Même quand ces conceptions ne causent pas de préjudice? Et/ou qu'elles sont bien assumées par la personne qui s'y identifie?
(exemple du deuxième cas: un punk qui ne se fait pas truster peut toujours changer de look, il n'est pas né ainsi, comme une femme il y a 40 ans (sexe) ou un gitan (ethnie). Ou alors, il peut également forcer la touche pour se donner une excellente réputation, ce qui est très possible dans une société où les préjugers existent mais sont flexibles. Ainsi, sans abolir l'identité "punk", le construit social, il peut l'élargir à son échelle et lui donner un côté "je suis trustable").
Les préjugers font parti de notre monde conceptuel, et notre cerveau se construit grâce à ceux-ci.
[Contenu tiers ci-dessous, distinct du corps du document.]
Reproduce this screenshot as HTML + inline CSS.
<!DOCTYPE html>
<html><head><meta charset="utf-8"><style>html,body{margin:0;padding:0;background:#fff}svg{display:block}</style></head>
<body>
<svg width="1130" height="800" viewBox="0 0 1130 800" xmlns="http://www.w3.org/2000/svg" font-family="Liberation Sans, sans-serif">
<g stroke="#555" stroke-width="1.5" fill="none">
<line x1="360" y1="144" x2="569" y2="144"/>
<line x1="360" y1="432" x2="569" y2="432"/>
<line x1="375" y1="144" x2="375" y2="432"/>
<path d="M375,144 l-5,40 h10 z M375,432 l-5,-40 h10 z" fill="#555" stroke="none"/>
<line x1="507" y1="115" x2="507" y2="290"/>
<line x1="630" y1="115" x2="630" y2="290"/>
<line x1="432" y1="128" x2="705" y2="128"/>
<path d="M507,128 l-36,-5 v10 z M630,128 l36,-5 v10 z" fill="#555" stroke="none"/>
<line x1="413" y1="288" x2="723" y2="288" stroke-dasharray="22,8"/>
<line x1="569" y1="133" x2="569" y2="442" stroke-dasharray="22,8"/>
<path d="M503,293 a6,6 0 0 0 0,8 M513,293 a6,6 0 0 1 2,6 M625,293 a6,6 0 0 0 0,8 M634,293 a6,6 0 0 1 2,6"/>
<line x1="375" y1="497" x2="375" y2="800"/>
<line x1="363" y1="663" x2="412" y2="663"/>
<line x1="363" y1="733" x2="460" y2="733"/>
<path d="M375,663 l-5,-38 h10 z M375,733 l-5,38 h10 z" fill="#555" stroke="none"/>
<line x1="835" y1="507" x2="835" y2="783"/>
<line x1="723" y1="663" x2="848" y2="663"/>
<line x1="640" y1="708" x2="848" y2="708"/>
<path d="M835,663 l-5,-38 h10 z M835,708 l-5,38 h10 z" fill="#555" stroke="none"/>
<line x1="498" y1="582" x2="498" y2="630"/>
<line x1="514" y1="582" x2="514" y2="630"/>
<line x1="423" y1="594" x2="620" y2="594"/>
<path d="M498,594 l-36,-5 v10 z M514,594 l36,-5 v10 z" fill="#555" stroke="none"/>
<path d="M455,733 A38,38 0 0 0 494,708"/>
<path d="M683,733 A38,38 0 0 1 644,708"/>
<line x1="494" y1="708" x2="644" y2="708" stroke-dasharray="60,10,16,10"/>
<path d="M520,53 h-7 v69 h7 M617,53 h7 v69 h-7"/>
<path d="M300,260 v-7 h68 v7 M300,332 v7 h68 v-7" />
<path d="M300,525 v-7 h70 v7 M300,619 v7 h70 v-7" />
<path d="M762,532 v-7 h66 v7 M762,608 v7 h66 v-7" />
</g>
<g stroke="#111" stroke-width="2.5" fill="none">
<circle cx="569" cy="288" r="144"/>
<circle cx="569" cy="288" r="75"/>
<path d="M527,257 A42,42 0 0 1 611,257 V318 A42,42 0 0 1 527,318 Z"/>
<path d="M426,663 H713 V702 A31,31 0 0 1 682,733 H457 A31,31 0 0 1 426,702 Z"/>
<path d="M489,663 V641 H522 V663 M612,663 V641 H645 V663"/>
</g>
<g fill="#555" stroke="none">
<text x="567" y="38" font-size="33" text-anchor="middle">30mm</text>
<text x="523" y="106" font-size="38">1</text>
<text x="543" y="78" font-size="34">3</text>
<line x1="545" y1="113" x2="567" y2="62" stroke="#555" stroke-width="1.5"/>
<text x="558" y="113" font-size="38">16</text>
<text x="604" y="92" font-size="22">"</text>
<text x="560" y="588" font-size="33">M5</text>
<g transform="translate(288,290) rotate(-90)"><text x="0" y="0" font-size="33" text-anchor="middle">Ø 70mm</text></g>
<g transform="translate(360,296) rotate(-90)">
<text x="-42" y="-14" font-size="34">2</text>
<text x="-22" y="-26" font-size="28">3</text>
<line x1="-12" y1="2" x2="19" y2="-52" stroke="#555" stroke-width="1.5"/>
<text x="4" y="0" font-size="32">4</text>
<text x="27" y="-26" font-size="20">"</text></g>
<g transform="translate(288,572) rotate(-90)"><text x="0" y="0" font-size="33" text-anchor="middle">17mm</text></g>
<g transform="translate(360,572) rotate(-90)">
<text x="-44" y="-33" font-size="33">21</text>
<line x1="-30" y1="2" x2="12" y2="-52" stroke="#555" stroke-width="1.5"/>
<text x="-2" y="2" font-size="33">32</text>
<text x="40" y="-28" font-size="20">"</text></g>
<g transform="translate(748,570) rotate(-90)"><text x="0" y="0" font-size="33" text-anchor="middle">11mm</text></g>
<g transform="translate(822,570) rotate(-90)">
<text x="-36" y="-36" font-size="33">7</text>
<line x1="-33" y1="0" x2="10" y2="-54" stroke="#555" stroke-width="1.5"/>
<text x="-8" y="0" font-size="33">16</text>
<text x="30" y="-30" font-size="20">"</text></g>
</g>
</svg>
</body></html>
C'est ce qui nous permet de ne pas être constamment comme un bébé qui doit tout réapprendre.
Les surprises aussi font parti de notre monde, heureusement, et j'aime particulièrement les gens qui surprennent et qui cassent certains préjugers des gens fermés d'esprit (la fille championne de boxe qui surprend le connard qui s'essaie, ou le punk qui connaît parfaitement ses droits et qui surprend le policier, ect.) et cela est possible et souhaitable sans éliminer les identités et les concepts "fille" ou "punk".
Le stéréotype de la femme-porteuse est un exemple de stéréotype qui est tombé avec l'évolution des moeurs au Québec, ici où la plupart des femmes n'a pas d'enfant ou alors un seul. Comme ce stéréotype est tombé, les préjugers par rapport aux femmes avec ou sans enfants disparaissent. Ainsi les stéréotypes peuvent tous tomber, mais habituellement
après une évolution sociale, rarement avant.
Je ne vois d'où tu sors ce chiffre, mais je le trouve un peu déplacé. L'influence de ton sexe est surtout l'influence des conceptions majoritairement acceptées par la société. Sans une révolution totale de ces concepts, un monde juste et égalitaire est impossible.
Le chiffre est un chiffre gratuit, approximatif, mais raisonnable. Je te met au défi de trouver plus de 1% de la population mondiale qui souhaite ne plus être identifiée comme "femme" "homme" "fille" ou "gars". Sérieusement, qu'en penses-tu?
Enfin, je dirai comme Panurge, que les révolutions de concepts ne sont pas garants de révolutions dans le concret. Mais contrairement à lui, je trouve que les débats, les définitions de termes et de concepts ont un rôle immense à jouer dans nos perceptions du monde et par là, sur nos actions et les conséquences de celles-ci sur le monde, et le "verbe créateur" n'est pas pour moi une occasion de moquerie.